Northeastern Could Send a Powerful Message by Cutting Ties with ICE

Protesters are calling on the university to end a multimillion dollar contract with the agency.

Photo by Alex Lau

Northeastern has the chance to send a powerful message to ICE. Will it?

On Wednesday, protesters will gather outside the university to call for the severing of a multimillion dollar contract with Immigration and Customs Enforcement, the agency that for the last 15 years has been responsible for rounding up and deporting undocumented immigrants in Massachusetts and elsewhere.

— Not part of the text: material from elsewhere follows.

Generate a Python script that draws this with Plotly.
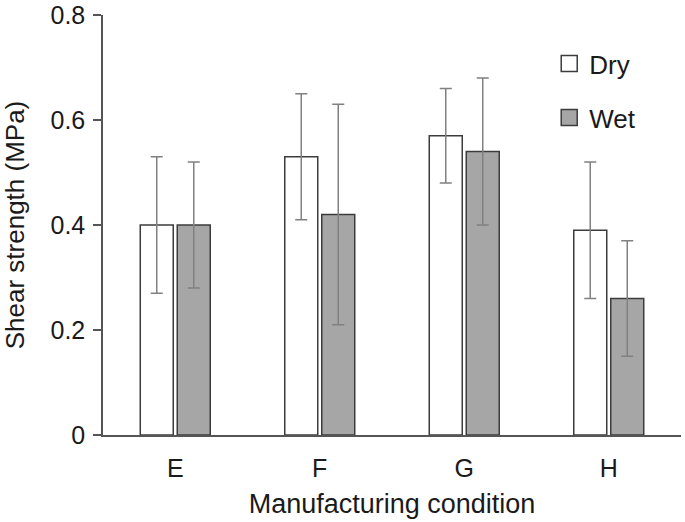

The university is two years and $2.7 million into a $7.8 million agreement with ICE for research designed to help combat illegal weapons trafficking, which reportedly may wrap up in a few months. As Northeastern and the researcher in charge have pointed out, it doesn’t have anything specifically to do with immigration. But the protesters, including Boston activist Evan Greer, say it could easily be used to help with deportations, and argued in an open letter that, either way, “Having any kind of contract with ICE at this moment in history is irresponsible and immoral.” A petition to that effect has since garnered nearly 2,000 signatures, including from students, alumni, and faculty. By Tuesday morning, 120 people said on Facebook they planned to attend Wednesday’s protest, which is slated to begin at noon at the school’s Krentzman Quad. More than 400 said they were interested.

Clearly, it’s complicated.  The faculty member leading the work with ICE, research scientist Glenn Pierce, has defended the project and pointed out that its aim is to help nobler causes like counterterrorism. Northeastern says its faculty have the academic freedom, and as a policy doesn’t tell them what they can and can’t study.

But right now the university has an opportunity to send a powerful message and set an example that the many groups doing business with ICE right now could follow by refusing to collaborate with an agency that spends a big chunk of its time and resources rounding up people who aside from flouting our broken immigration laws have done nothing wrong (including those who show up at government offices for immigration appointments).

The growing “Abolish ICE” movement, which now includes much of the Massachusetts delegation, has argued that ICE should get out of the deportation business for good, and that its other duties, including the fight against human trafficking and child pornography, should instead be made priorities, or absorbed elsewhere in the federal government. It’s an argument that has even been made by several special agents within ICE, who said in a recent letter they worry the immigration crackdown is a distraction from real threats and more important goals.

It definitely seems like the kind of thing Northeastern could get behind. Back when the Trump administration was rolling out its disastrous travel ban, the university spoke up to condemn it. Right now, it can do even more.